Retype word for word the lines lying between the line containing "Reproduce this chart with D3.js." and the line containing "1049, 1049.5, 1050, 1050.5, 1051, 1051.5, 1052, 1052.5];", together with those two lines themselves, and nothing besides.
>> START GIVEN DATA
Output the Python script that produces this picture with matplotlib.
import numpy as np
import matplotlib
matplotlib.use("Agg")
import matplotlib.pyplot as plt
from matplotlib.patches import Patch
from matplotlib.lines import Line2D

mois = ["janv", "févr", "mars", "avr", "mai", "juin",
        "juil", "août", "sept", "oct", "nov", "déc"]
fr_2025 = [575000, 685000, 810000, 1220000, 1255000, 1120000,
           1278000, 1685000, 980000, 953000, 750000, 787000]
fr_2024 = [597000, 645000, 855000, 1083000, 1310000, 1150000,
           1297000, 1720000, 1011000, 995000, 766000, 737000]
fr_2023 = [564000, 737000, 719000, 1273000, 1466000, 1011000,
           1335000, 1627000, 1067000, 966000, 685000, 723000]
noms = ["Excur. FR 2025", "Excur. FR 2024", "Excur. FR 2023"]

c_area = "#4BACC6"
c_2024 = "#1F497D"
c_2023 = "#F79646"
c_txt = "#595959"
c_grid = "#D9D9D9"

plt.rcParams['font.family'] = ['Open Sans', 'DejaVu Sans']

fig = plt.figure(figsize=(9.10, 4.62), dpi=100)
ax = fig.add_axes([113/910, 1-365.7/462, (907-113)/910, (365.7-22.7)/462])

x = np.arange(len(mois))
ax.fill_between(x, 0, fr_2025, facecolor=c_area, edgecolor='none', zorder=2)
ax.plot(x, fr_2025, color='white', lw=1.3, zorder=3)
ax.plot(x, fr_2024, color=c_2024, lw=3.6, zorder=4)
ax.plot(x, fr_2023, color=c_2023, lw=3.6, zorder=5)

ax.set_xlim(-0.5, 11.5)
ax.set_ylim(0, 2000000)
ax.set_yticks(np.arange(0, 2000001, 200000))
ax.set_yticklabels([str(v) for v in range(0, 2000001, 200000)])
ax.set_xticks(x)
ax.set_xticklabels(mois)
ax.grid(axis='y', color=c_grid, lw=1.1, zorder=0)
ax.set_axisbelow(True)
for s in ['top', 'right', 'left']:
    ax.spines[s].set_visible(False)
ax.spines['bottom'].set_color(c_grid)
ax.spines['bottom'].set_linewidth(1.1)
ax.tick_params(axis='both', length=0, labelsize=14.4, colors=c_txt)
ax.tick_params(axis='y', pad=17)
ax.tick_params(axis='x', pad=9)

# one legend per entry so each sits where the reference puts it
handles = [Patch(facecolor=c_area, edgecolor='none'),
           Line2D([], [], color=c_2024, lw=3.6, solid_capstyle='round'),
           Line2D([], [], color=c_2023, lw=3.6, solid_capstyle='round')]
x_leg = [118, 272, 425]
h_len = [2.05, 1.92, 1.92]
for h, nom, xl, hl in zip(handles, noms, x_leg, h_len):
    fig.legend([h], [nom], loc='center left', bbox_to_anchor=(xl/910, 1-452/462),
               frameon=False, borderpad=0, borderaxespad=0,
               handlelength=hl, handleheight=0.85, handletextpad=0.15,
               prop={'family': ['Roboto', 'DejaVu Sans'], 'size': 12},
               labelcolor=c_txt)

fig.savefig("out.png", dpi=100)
>> END GIVEN DATA
>> START GIVEN DATA
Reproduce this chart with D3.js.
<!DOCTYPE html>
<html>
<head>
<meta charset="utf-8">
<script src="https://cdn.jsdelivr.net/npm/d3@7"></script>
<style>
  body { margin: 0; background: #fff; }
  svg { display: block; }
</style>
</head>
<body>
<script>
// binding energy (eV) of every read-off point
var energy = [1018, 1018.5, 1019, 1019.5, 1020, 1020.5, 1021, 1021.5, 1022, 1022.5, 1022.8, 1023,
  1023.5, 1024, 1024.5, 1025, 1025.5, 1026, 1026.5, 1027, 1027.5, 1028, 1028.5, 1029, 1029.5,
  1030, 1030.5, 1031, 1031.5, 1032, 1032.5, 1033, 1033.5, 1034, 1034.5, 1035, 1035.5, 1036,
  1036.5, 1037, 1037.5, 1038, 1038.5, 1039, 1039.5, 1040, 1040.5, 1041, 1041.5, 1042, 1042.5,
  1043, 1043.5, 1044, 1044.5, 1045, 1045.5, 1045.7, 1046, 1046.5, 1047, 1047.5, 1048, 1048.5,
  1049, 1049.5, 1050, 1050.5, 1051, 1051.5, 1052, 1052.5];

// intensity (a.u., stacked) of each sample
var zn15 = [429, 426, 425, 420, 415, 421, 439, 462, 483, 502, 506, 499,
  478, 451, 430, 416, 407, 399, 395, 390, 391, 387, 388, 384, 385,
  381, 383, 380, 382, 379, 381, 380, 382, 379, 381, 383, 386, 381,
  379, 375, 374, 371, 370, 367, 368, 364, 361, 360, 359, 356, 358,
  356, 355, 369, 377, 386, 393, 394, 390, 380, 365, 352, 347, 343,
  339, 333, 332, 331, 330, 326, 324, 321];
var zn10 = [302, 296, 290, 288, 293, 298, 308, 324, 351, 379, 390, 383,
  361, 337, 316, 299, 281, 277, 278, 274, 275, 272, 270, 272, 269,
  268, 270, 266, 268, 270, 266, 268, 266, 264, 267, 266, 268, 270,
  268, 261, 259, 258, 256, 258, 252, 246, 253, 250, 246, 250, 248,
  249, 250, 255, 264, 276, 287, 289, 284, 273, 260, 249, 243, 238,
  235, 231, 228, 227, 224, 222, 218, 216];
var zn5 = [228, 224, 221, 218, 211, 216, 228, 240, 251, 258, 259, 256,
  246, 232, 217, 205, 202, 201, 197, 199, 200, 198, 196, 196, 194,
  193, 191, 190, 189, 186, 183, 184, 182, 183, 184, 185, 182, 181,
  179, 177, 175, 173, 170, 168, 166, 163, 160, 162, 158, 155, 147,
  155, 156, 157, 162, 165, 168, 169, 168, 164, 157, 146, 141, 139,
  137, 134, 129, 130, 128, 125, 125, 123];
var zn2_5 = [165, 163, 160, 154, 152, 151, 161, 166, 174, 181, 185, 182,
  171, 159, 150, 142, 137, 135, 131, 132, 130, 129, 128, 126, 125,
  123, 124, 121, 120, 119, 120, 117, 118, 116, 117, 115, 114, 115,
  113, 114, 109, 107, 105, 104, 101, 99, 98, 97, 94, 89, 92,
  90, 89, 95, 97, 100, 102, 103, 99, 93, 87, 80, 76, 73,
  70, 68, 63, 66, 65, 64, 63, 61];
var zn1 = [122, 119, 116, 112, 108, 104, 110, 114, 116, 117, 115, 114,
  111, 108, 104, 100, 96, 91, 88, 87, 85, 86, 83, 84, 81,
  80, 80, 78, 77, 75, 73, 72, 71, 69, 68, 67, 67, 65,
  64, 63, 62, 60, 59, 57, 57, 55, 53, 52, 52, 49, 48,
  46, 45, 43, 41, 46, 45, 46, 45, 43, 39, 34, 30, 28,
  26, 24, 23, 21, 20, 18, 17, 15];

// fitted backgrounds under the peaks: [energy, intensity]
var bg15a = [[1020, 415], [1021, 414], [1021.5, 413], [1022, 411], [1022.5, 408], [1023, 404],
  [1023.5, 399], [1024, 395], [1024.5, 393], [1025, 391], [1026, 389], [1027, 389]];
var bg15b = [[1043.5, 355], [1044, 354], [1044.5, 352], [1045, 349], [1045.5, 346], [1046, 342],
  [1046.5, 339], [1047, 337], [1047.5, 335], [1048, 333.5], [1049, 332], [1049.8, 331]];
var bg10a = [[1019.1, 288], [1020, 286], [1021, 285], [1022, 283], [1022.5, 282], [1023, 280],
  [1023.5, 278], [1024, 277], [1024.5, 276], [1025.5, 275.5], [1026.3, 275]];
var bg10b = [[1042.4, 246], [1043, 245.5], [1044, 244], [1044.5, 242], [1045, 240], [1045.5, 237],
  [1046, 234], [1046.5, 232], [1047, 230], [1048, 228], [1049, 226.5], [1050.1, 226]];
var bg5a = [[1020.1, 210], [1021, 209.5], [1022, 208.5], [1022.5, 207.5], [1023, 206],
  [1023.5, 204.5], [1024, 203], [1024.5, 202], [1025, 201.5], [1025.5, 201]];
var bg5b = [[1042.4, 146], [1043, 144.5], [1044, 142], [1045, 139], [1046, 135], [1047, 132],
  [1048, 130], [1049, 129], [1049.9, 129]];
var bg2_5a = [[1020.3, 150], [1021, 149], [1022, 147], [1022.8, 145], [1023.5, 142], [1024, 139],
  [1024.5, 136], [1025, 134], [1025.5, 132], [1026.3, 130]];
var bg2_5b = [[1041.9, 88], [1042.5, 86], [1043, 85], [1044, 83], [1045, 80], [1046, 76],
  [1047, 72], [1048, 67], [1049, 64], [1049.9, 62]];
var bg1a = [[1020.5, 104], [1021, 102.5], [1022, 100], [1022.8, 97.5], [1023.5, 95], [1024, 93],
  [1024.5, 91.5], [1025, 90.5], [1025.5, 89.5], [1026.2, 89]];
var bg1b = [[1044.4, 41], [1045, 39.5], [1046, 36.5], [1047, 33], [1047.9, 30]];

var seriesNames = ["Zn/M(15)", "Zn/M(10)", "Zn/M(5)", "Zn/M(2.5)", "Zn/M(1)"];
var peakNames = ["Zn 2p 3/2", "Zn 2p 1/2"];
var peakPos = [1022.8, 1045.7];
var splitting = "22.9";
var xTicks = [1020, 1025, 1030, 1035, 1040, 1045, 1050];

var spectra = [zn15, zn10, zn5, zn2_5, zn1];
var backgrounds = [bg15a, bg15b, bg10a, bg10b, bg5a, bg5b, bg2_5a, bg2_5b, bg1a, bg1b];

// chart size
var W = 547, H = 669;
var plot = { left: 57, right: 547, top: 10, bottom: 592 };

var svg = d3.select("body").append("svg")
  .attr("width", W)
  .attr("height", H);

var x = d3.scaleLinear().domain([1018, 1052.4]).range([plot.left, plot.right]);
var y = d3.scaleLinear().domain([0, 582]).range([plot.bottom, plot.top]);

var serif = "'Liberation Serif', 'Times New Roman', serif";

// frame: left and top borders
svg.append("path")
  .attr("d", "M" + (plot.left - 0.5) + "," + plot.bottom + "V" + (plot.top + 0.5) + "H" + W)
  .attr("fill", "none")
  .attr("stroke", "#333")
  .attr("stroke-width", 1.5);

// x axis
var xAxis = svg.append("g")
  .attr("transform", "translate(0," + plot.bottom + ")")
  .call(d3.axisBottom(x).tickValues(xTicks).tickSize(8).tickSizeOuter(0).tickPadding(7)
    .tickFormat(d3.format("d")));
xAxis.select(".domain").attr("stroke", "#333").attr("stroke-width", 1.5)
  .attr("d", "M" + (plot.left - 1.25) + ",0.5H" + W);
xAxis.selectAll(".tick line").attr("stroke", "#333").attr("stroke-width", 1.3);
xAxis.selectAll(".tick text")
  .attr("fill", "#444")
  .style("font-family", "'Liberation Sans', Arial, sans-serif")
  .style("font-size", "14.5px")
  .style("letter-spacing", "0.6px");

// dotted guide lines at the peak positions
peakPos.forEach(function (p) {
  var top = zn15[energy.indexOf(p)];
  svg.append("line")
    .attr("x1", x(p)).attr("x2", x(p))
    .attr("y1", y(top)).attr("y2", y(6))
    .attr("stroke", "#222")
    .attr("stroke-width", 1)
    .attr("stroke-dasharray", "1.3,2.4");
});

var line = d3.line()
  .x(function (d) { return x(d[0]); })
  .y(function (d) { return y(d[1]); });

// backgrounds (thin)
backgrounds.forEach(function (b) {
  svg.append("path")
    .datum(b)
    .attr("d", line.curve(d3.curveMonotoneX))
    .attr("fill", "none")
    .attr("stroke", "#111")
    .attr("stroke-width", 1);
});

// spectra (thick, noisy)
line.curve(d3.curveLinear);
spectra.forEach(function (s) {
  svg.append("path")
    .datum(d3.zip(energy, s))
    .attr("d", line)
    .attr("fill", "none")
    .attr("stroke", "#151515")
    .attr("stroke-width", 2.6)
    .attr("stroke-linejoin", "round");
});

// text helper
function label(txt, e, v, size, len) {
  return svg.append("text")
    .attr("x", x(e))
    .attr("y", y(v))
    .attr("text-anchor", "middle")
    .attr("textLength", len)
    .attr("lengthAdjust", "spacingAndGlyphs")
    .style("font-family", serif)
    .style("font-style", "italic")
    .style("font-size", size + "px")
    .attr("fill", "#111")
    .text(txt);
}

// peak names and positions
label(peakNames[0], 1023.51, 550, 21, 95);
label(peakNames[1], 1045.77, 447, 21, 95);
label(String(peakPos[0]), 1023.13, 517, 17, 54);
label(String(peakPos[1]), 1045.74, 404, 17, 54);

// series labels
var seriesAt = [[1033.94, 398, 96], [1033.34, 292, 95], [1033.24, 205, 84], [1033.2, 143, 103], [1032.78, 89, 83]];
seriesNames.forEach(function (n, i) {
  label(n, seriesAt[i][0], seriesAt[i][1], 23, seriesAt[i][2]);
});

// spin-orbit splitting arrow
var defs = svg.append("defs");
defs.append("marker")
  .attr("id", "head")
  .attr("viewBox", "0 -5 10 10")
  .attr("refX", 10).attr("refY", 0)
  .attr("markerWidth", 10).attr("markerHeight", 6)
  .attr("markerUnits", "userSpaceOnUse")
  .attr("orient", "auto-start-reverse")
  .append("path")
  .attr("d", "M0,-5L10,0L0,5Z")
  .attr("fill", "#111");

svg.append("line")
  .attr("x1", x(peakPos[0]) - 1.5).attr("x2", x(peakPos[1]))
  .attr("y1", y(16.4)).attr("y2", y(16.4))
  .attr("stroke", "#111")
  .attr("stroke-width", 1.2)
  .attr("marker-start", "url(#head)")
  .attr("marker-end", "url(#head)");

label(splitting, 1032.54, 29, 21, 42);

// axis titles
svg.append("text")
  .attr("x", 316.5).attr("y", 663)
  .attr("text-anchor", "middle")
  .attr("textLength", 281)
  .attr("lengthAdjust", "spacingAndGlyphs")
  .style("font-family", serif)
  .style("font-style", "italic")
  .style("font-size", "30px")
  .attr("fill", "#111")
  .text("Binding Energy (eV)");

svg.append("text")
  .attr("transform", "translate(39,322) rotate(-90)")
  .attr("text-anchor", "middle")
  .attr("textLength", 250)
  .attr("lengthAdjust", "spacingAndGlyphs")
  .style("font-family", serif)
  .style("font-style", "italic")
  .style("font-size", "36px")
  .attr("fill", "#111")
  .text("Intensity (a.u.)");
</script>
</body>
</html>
>> END GIVEN DATA
THE OUTPUT:
Reproduce this chart with D3.js.
<!DOCTYPE html>
<html>
<head>
<meta charset="utf-8">
<script src="https://cdn.jsdelivr.net/npm/d3@7"></script>
<style>
  body { margin: 0; background: #fff; }
  svg { display: block; }
</style>
</head>
<body>
<script>
// binding energy (eV) of every read-off point
var energy = [1018, 1018.5, 1019, 1019.5, 1020, 1020.5, 1021, 1021.5, 1022, 1022.5, 1022.8, 1023,
  1023.5, 1024, 1024.5, 1025, 1025.5, 1026, 1026.5, 1027, 1027.5, 1028, 1028.5, 1029, 1029.5,
  1030, 1030.5, 1031, 1031.5, 1032, 1032.5, 1033, 1033.5, 1034, 1034.5, 1035, 1035.5, 1036,
  1036.5, 1037, 1037.5, 1038, 1038.5, 1039, 1039.5, 1040, 1040.5, 1041, 1041.5, 1042, 1042.5,
  1043, 1043.5, 1044, 1044.5, 1045, 1045.5, 1045.7, 1046, 1046.5, 1047, 1047.5, 1048, 1048.5,
  1049, 1049.5, 1050, 1050.5, 1051, 1051.5, 1052, 1052.5];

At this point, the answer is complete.